Studies on the phenomenon of Urban Heat Island (UHI) using satellite derived land surface temperature (LST) measurements have been conducted using various satellite data products acquired in thermal region of the electromagnetic spectrum. Currently available satellite thermal infrared sensors provide different spatial resolution and temporal coverage data that can be used to estimate LST. The Geostationary Operational Environmental Satellite (GOES) has a 4-km resolution in the thermal infrared, while the NOAA-Advanced Very High Resolution Radiometer (AVHRR) and the Terra and Aqua-MODIS have 1-km spatial resolutions. Significantly high resolution data come from the Terra-Advanced Spaceborne Thermal Emission and Reflection Radiometer (ASTER) which has a 90-m pixel resolution, the Landsat-5 Thematic Mapper (TM) which has a 120-m resolution, and Landsat-7 Enhanced Thematic Mapper (ETM) which has a 60-m resolution. However, these instruments have a repeat cycle of 16 days (Li et. al., 2004; Ramachandra and Uttam Kumar, 2009). Weng (2001, 2003) examined LST pattern and its relationship with land cover (LC) in Guangzhou and in the urban clusters in the Zhujiang Delta, China. Nikolakopopulos et al., (2003) have used Landsat-5 TM and Landsat-7 ETM+ data for creating the temperature profile of Alfios River Basin. Stathopoulou and Cartalis (2007) have used Landsat ETM+ data to identify daytime urban heat island using Corine LC data for major cities in Greece. Using a Landsat ETM+ imagery of City of Indianapolis, IN, USA, Weng et al., (2004) examined the surface temperature UHI in the city. They derived LST and analysed their spatial variations using Landsat ETM+ thermal measurements with the urban vegetation abundance and investigated their relationship. UHI studies have traditionally been conducted for isolated locations and with in situ measurements of air temperatures.
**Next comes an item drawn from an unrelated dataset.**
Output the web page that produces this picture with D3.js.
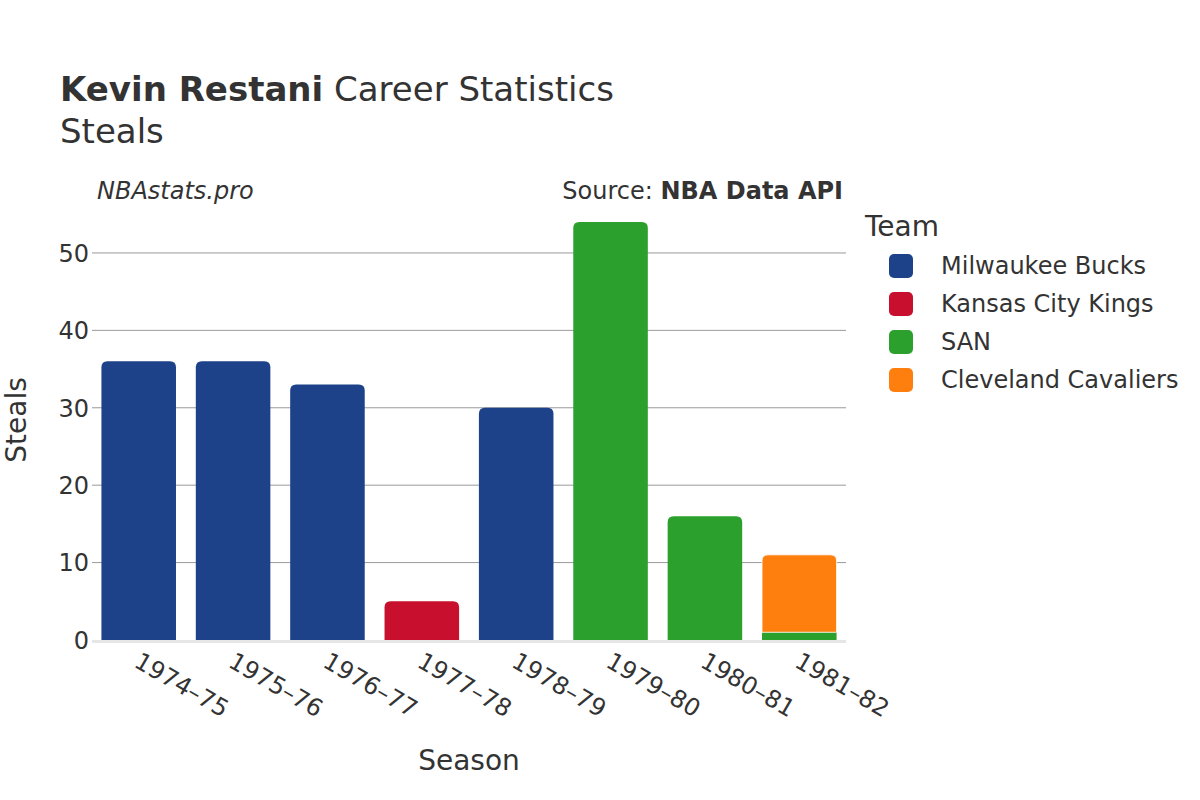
<!DOCTYPE html>
<html>
<head>
<meta charset="utf-8">
<script src="https://d3js.org/d3.v7.min.js"></script>
<style>
  body { margin: 0; background: #fff; }
  text { font-family: "DejaVu Sans", sans-serif; fill: #333; }
</style>
</head>
<body>
<script>
const seasons = ['1974–75', '1975–76', '1976–77', '1977–78', '1978–79', '1979–80', '1980–81', '1981–82'];
const teams = ['Milwaukee Bucks', 'Kansas City Kings', 'SAN', 'Cleveland Cavaliers'];
const teamColors = ['#1d428a', '#c8102e', '#2ca02c', '#ff7f0e'];
// steals per season, per team (stack order bottom to top)
const milwaukee = [36, 36, 33, 0, 30, 0, 0, 0];
const kansasCity = [0, 0, 0, 5, 0, 0, 0, 0];
const san = [0, 0, 0, 0, 0, 54, 16, 1];
const cleveland = [0, 0, 0, 0, 0, 0, 0, 10];
const yTicks = [0, 10, 20, 30, 40, 50];

const series = [milwaukee, kansasCity, san, cleveland];

const width = 1200, height = 800;
const margin = { top: 210, right: 354, bottom: 160, left: 92 };

const svg = d3.select('body').append('svg')
    .attr('width', width)
    .attr('height', height);

const x = d3.scaleBand()
    .domain(seasons)
    .range([margin.left, width - margin.right])
    .paddingInner(0.21)
    .paddingOuter(0.1);

const y = d3.scaleLinear()
    .domain([0, 55.55])
    .range([height - margin.bottom, margin.top]);

// grid
svg.append('g')
    .selectAll('line')
    .data(yTicks.filter(d => d > 0))
    .join('line')
    .attr('x1', margin.left)
    .attr('x2', width - margin.right)
    .attr('y1', d => y(d))
    .attr('y2', d => y(d))
    .attr('stroke', '#999')
    .attr('stroke-width', 1);

// bars
const stacked = seasons.map((s, i) => {
    let base = 0;
    return series.map((arr, t) => {
        const seg = { season: s, team: t, y0: base, y1: base + arr[i] };
        base += arr[i];
        return seg;
    }).filter(d => d.y1 > d.y0);
});

const roundTop = (x0, x1, yb, yt, r) => {
    r = Math.min(r, (yb - yt), (x1 - x0) / 2);
    return `M${x0},${yb}V${yt + r}Q${x0},${yt} ${x0 + r},${yt}H${x1 - r}Q${x1},${yt} ${x1},${yt + r}V${yb}Z`;
};

svg.append('g')
    .selectAll('path')
    .data(stacked.flat())
    .join('path')
    .attr('d', d => {
        const x0 = x(d.season), x1 = x0 + x.bandwidth();
        const yb = y(d.y0), yt = y(d.y1);
        const isTop = stacked[seasons.indexOf(d.season)].slice(-1)[0] === d;
        if (isTop) return roundTop(x0, x1, yb, yt, 6);
        return `M${x0},${yb}V${yt}H${x1}V${yb}Z`;
    })
    .attr('fill', d => teamColors[d.team])
    .attr('stroke', '#fff')
    .attr('stroke-width', d => d.y0 > 0 ? 0.8 : 0);

// zero line
svg.append('line')
    .attr('x1', margin.left)
    .attr('x2', width - margin.right)
    .attr('y1', y(0) + 1.5)
    .attr('y2', y(0) + 1.5)
    .attr('stroke', '#e6e6e6')
    .attr('stroke-width', 3);

// y axis
const yAxis = svg.append('g')
    .attr('transform', `translate(${margin.left}, 0)`)
    .call(d3.axisLeft(y).tickValues(yTicks).tickSize(0).tickPadding(3));
yAxis.select('.domain').remove();
yAxis.selectAll('text')
    .style('font-size', '24px')
    .attr('dy', '0.35em');

// x axis
const xAxis = svg.append('g')
    .attr('transform', `translate(0, ${y(0)})`)
    .call(d3.axisBottom(x).tickSize(0).tickPadding(0));
xAxis.select('.domain').remove();
xAxis.selectAll('text')
    .style('font-size', '24px')
    .attr('text-anchor', 'start')
    .attr('dy', 0)
    .attr('transform', 'translate(-6, 26) rotate(30)');

// titles
const title = svg.append('text')
    .attr('x', 60)
    .attr('y', 101)
    .style('font-size', '34px');
title.append('tspan').style('font-weight', 'bold').text('Kevin Restani');
title.append('tspan').text(' Career Statistics');

svg.append('text')
    .attr('x', 60)
    .attr('y', 143)
    .style('font-size', '34px')
    .text('Steals');

svg.append('text')
    .attr('x', 97)
    .attr('y', 199)
    .style('font-size', '24px')
    .style('font-style', 'italic')
    .text('NBAstats.pro');

const src = svg.append('text')
    .attr('x', 843)
    .attr('y', 199)
    .attr('text-anchor', 'end')
    .style('font-size', '24px');
src.append('tspan').text('Source: ');
src.append('tspan').style('font-weight', 'bold').text('NBA Data API');

svg.append('text')
    .attr('x', 469)
    .attr('y', 770)
    .attr('text-anchor', 'middle')
    .style('font-size', '28px')
    .text('Season');

svg.append('text')
    .attr('transform', `translate(26, 420) rotate(-90)`)
    .attr('text-anchor', 'middle')
    .style('font-size', '28px')
    .text('Steals');

// legend
svg.append('text')
    .attr('x', 865)
    .attr('y', 236)
    .style('font-size', '28px')
    .text('Team');

const legend = svg.append('g')
    .selectAll('g')
    .data(teams)
    .join('g')
    .attr('transform', (d, i) => `translate(889, ${266 + i * 38})`);

legend.append('rect')
    .attr('x', 0)
    .attr('y', -12)
    .attr('width', 24)
    .attr('height', 24)
    .attr('rx', 5)
    .attr('fill', (d, i) => teamColors[i]);

legend.append('text')
    .attr('x', 52)
    .attr('y', 0)
    .attr('dy', '0.35em')
    .style('font-size', '24px')
    .text(d => d);
</script>
</body>
</html>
The advent of satellite remote sensing technology has made it possible to study UHI both remotely and on continental or global scales (Streutker, 2002). In this work, Landsat data of 1973 (of 79 m spatial resolution), 1992 and 2000 (30 m), IRS LISS-III data of 1999 and 2006 (23.5 m) and MODIS data of 2002 and 2007 (with 250 m to 500 m spatial resolution) are used with supervised pattern classifiers based on maximum likelihood (ML) estimation. Also, an attempt is made to map land surface temperatures across various LC types to understand heat island effect.